With their tenants frequently causing service-components to go offline and their cleaning jobs not being reliable, they asked me to investigate things and come up with a work around. I pointed them to the original set of auto-rebuilding tools I'd provided them, noting that, with a small change, those tools could detect the filesystem-full state and initiate emergency actions. In this case, the proposed emergency action being a system-suicide that caused the automation to rebuild the service back to a healthy state.

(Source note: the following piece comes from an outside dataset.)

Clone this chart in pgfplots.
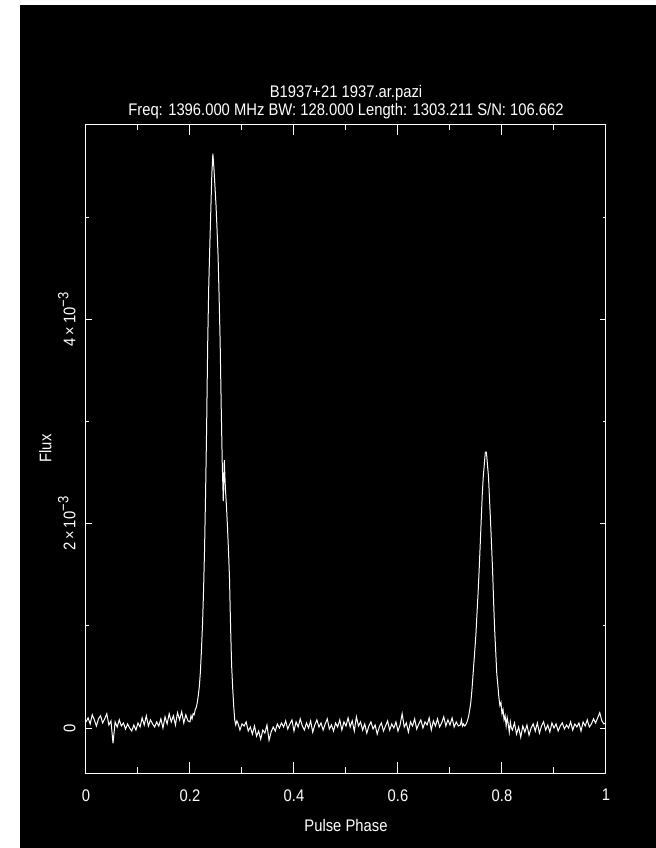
\documentclass[border=0pt]{standalone}
\usepackage{fontspec}
\setmainfont{Liberation Sans}[FakeStretch=0.88]
\usepackage{pgfplots}
\pgfplotsset{compat=1.18}
\newcommand{\pgfont}{\fontsize{8.4}{9}\selectfont}
\newcommand{\supx}[1]{\raisebox{0.8ex}{\fontsize{7.4}{7.4}\selectfont #1}}
\begin{document}
\begin{tikzpicture}
\useasboundingbox (0pt,0pt) rectangle (328pt,424pt);
\fill[white] (0pt,0pt) rectangle (328pt,424pt);
\fill[black] (10pt,0pt) rectangle (328pt,421.5pt);
\begin{axis}[
  at={(43pt,37.5pt)}, anchor=south west,
  scale only axis, width=260pt, height=324.5pt,
  xmin=0, xmax=1, ymin=-0.44, ymax=5.91,
  xtick={0,0.2,0.4,0.6,0.8,1},
  xticklabels={0,0.2,0.4,0.6,0.8,1},
  minor xtick={0.1,0.3,0.5,0.7,0.9},
  ytick={0,2,4},
  yticklabels={0,{2\,×\,10\supx{−3}},{4\,×\,10\supx{−3}}},
  minor ytick={1,3,5},
  tick align=inside,
  axis line style={white, line width=0.5pt},
  every tick/.style={white, line width=0.5pt},
  every major x tick/.append style={/pgfplots/major tick length=5.5pt},
  every minor x tick/.append style={/pgfplots/minor tick length=3pt},
  every major y tick/.append style={/pgfplots/major tick length=3pt},
  every minor y tick/.append style={/pgfplots/minor tick length=1.5pt},
  xticklabel style={font=\pgfont, text=white, anchor=north, inner sep=0pt, yshift=-8pt},
  yticklabel style={font=\pgfont, text=white, rotate=90, anchor=south, inner xsep=0pt, inner ysep=5pt},
  title={B1937+21 1937.ar.pazi\\Freq: 1396.000 MHz BW: 128.000 Length: 1303.211 S/N: 106.662},
  every axis title/.style={at={(axis description cs:0.5,1)}, anchor=south, yshift=2.5pt, align=center, inner sep=0pt, font=\pgfont, text=white},
  xlabel={Pulse Phase},
  every axis x label/.style={at={(axis description cs:0.5,0)}, anchor=north, yshift=-23pt, inner sep=0pt, font=\pgfont, text=white},
  ylabel={Flux},
  every axis y label/.style={at={(axis description cs:-0.0654,0.5)}, rotate=90, anchor=south, inner sep=0pt, font=\pgfont, text=white},
]
\addplot[white, line width=0.5pt, no markers, sharp plot] table {
x y
0.000 0.06
0.004 0.10
0.008 0.04
0.012 0.13
0.016 0.08
0.020 0.02
0.024 0.09
0.028 0.12
0.032 0.05
0.036 0.09
0.040 0.14
0.044 0.03
0.048 0.07
0.052 -0.15
0.056 0.06
0.060 0.01
0.064 0.08
0.068 0.02
0.072 0.05
0.076 -0.01
0.080 0.04
0.084 0.00
0.088 -0.03
0.092 0.03
0.096 -0.02
0.100 0.05
0.104 0.01
0.108 0.10
0.112 0.03
0.116 0.12
0.120 0.02
0.124 0.08
0.128 0.04
0.132 0.01
0.136 0.06
0.140 0.02
0.144 0.09
0.148 0.00
0.152 0.11
0.156 0.04
0.160 0.14
0.164 0.06
0.168 0.12
0.172 0.03
0.176 0.15
0.180 0.08
0.184 0.16
0.188 0.05
0.192 0.13
0.196 0.07
0.200 0.06
0.202 0.12
0.204 0.09
0.206 0.14
0.208 0.13
0.210 0.18
0.212 0.20
0.214 0.25
0.216 0.32
0.218 0.41
0.220 0.55
0.222 0.76
0.224 1.00
0.226 1.33
0.228 1.75
0.230 2.30
0.232 2.95
0.234 3.75
0.236 4.31
0.238 4.70
0.240 5.06
0.242 5.42
0.244 5.62
0.246 5.48
0.248 5.30
0.250 5.12
0.252 4.88
0.254 4.62
0.256 4.22
0.258 3.77
0.260 3.15
0.262 2.60
0.264 2.22
0.266 2.62
0.268 2.35
0.270 2.18
0.272 1.98
0.274 1.74
0.276 1.46
0.278 1.00
0.280 0.62
0.282 0.40
0.284 0.22
0.286 0.08
0.288 0.03
0.290 0.07
0.292 0.05
0.296 -0.02
0.300 0.04
0.304 0.02
0.308 0.06
0.312 -0.03
0.316 0.01
0.320 -0.06
0.324 0.02
0.328 -0.08
0.332 -0.03
0.336 -0.11
0.340 -0.02
0.344 -0.05
0.348 0.03
0.352 -0.12
0.356 -0.04
0.360 0.01
0.364 -0.03
0.368 0.04
0.372 0.00
0.376 0.05
0.380 0.01
0.384 0.07
0.388 -0.01
0.392 0.04
0.396 0.08
0.400 -0.03
0.404 0.06
0.408 0.01
0.412 0.09
0.416 0.02
0.420 -0.02
0.424 0.05
0.428 0.00
0.432 0.07
0.436 -0.04
0.440 0.03
0.444 0.08
0.448 0.01
0.452 0.05
0.456 -0.02
0.460 0.04
0.464 0.09
0.468 -0.01
0.472 0.03
0.476 -0.03
0.480 0.05
0.484 0.01
0.488 0.08
0.492 -0.02
0.496 0.06
0.500 0.02
0.504 0.10
0.508 0.01
0.512 0.07
0.516 -0.03
0.520 0.11
0.524 0.02
0.528 0.06
0.532 -0.02
0.536 0.04
0.540 -0.05
0.544 0.02
0.548 0.06
0.552 -0.01
0.556 0.03
0.560 -0.06
0.564 0.01
0.568 0.05
0.572 -0.03
0.576 0.02
0.580 0.07
0.584 -0.02
0.588 0.04
0.592 0.00
0.596 0.06
0.600 -0.03
0.604 0.03
0.608 0.14
0.612 0.01
0.616 0.05
0.620 -0.04
0.624 0.06
0.628 0.02
0.632 0.09
0.636 -0.01
0.640 0.04
0.644 0.08
0.648 0.00
0.652 0.06
0.656 0.03
0.660 0.10
0.664 -0.02
0.668 0.07
0.672 0.02
0.676 0.09
0.680 0.01
0.684 0.05
0.688 0.11
0.692 0.02
0.696 0.08
0.700 0.03
0.704 0.10
0.708 0.01
0.712 0.06
0.716 0.02
0.720 0.03
0.722 0.08
0.724 0.02
0.726 0.04
0.728 0.02
0.730 0.03
0.732 0.05
0.734 0.08
0.736 0.12
0.738 0.18
0.740 0.25
0.742 0.36
0.744 0.50
0.746 0.64
0.748 0.78
0.750 0.93
0.752 1.13
0.754 1.32
0.756 1.54
0.758 1.78
0.760 2.03
0.762 2.28
0.764 2.46
0.766 2.58
0.768 2.70
0.770 2.70
0.772 2.58
0.774 2.46
0.776 2.24
0.778 2.02
0.780 1.78
0.782 1.53
0.784 1.22
0.786 0.95
0.788 0.74
0.790 0.53
0.792 0.42
0.794 0.30
0.796 0.22
0.798 0.25
0.800 0.14
0.802 0.18
0.804 0.08
0.806 0.12
0.808 0.02
0.810 0.10
0.812 0.04
0.814 -0.04
0.816 0.06
0.818 0.00
0.820 -0.02
0.824 0.05
0.828 -0.06
0.832 0.01
0.836 -0.09
0.840 0.02
0.844 -0.04
0.848 0.03
0.852 -0.07
0.856 0.00
0.860 0.04
0.864 -0.03
0.868 0.05
0.872 -0.05
0.876 0.02
0.880 0.06
0.884 -0.02
0.888 0.03
0.892 -0.04
0.896 0.05
0.900 0.00
0.904 0.04
0.908 -0.03
0.912 0.02
0.916 0.05
0.920 -0.01
0.924 0.03
0.928 0.00
0.932 0.06
0.936 -0.02
0.940 0.04
0.944 0.01
0.948 0.05
0.952 -0.03
0.956 0.06
0.960 0.02
0.964 0.08
0.968 0.01
0.972 0.04
0.976 0.09
0.980 0.05
0.984 0.10
0.988 0.15
0.992 0.07
0.996 0.04
1.000 0.05
};
\end{axis}
\end{tikzpicture}
\end{document}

Initially, I was going to patch the automation so that, upon detecting a disk-full state, it would trigger a graceful shutdown. Then it struck me, "I don't care about these systems' integrity, I care about them going away quickly," since the quicker they go away, the quicker the automation will notice and start taking steps to re-establish the service. What I wanted was, instead of an `init 6` style shutdown, to have a "yank the power cord out of the wall" style of shutdown.

In my pre-Linux days, the commercial UNIX systems I dealt with each had methods for forcing a system to immediately stop dead. Do not pass go. Do not collect $200. So, started digging around for analogues.

Prior to many Linux distributions — including the one the CI service was deployed onto — moving to systemd, you could halt the system by doing:
# kill -SEGV 1
Under systemd, however, the above will cause systemd to dump a core file but not halt the system. Instead, systemd instantly respawns:
Broadcast message from systemd-journald@test02.lab (Tue 2018-11-06 18:35:52 UTC):

systemd[1]: Caught <segv>, dumped core as pid 23769.


Broadcast message from systemd-journald@test02.lab (Tue 2018-11-06 18:35:52 UTC):

systemd[1]: Freezing execution.


Message from syslogd@test02 at Nov  6 18:35:52 ...
 systemd:Caught <segv>, dumped core as pid 23769.

Message from syslogd@test02 at Nov  6 18:35:52 ...
 systemd:Freezing execution.

[root@test02 ~]# who -r
         run-level 5  2018-11-06 00:16
So, I did a bit more digging around. In doing so, I found that Linux has a functional analog to hitting the SysRq key on a 80s or 90s vintage system. This is an optional functionality that is enabled in Enterprise Linux. For a list of things that used to be doable with a SysRq key, I'd point you to this "Magic SysRq Key" article.

So, I tested it out by doing:
# echo o >/proc/sysrq-trigger
Which pretty much instantly causes an SSH connection to the remote system to "hang". It's not so much that the connection has hung as doing the above causes the remote system to immediately halt. It can take a few seconds, but, eventually the SSH client will decide that the endpoint has dropped, resulting in the "hung" SSH session exiting similarly to:
# Connection reset by 10.6.142.20
This bit of knowledge verified, I had my suicide-method for my automation. Basically, I set up a cron job to run every five minutes to test the "fullness" of ${APPLICATION_HOME}:
#!/bin/bash
#
##################################################
PROGNAME="$(basename ${0})"
SHELL=/bin/bash
PATH=/sbin:/bin:/usr/sbin:/usr/bin
APPDIR=$(awk -F= '/APP_WORKDIR/{print $2}' /etc/cfn/Deployment.envs)
RAWBLOCKS="$(( $( stat -f --format='%b*%S' ${APPDIR} ) ))"
USEBLOCKS="$(( $( stat -f --format='%a*%S' ${APPDIR} ) ))"
PRCNTFREE=$( printf '%.0f' $(awk "BEGIN { print ( ${USEBLOCKS} / ${RAWBLOCKS} ) * 100 }") )

if [[ ${PRCNTFREE} -gt 5 ]]
then
   echo "Found enough free space" > /dev/null
else
   # Put a bullet in systemd's brain
   echo o > /proc/sysrq-trigger
fi
Basically, the above finds the number of available blocks in the target filesystem and divides by the number of raw blocks and converts it into a percentage (specifically, it checks the number of blocks available to a non-privileged application rather than the root user). If the percentage drops to or below "5", it sends a "hard stop" signal via the SysRq interface.

The external (re)build automation takes things from there. The preliminary benchmarked recovery time from exceeding the disk-full threshold to being back in business on a replacement node is approximately 15 minutes (though will be faster in future iterations by better optimizing the build-time hardening routines).